2.2 Airport Choice in Isolation

One of the first airport choice models was developed by Skinner (1976). The area of study was the Baltimore-Washington, D.C. region, which includes three major airports (Baltimore, Washington Dulles, and Reagan National). A multinomial logit model was estimated with variables for flight frequency and ground accessibility of each airport. Skinner stratified the passengers into two groups: business and non-business. He concluded that passengers are more sensitive to airport accessibility than to flight frequency.

Harvey (1987) estimated a passenger airport choice model using data from the San Francisco Bay Area. He used a multinomial logit structure with three airport alternatives (San Jose International, San Francisco International, and Oakland International). Passengers were stratified into resident business and resident non-business. Airport access time and flight frequency were found to be significant determinants of airport choice. Harvey’s conclusions were that the value of time is lower for non-business travelers while their value of funds is higher relative to business travelers. Another conclusion was that all travelers prefer direct flights to commuter and connecting flights. As for future work, Harvey suggested extending the analysis to include lower-level choices such as access mode in a nested logit framework.

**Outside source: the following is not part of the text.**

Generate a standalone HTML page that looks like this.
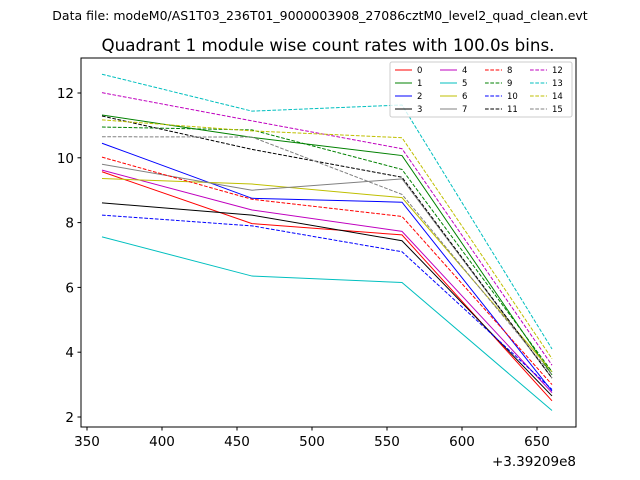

Ashford and Benchemam (1987) estimated a multinomial logit model for airport choice in Central England. The five airport alternatives were Manchester, Birmingham, East Midlands, Luton, and London Heathrow. The passengers were segmented into domestic, international business, international non-business, and international inclusive tours travelers. The final variables in the model were travel time to the airport and flight frequency for international business and international inclusive tours travelers. Flight frequency, travel time to the airport, and airfare were the final variables in the model for the remaining market segments. Ashford and Benchemam concluded that business travelers are most sensitive to airport access time, and that leisure travelers are most sensitive to both airfare and airport access time relative to the other variables.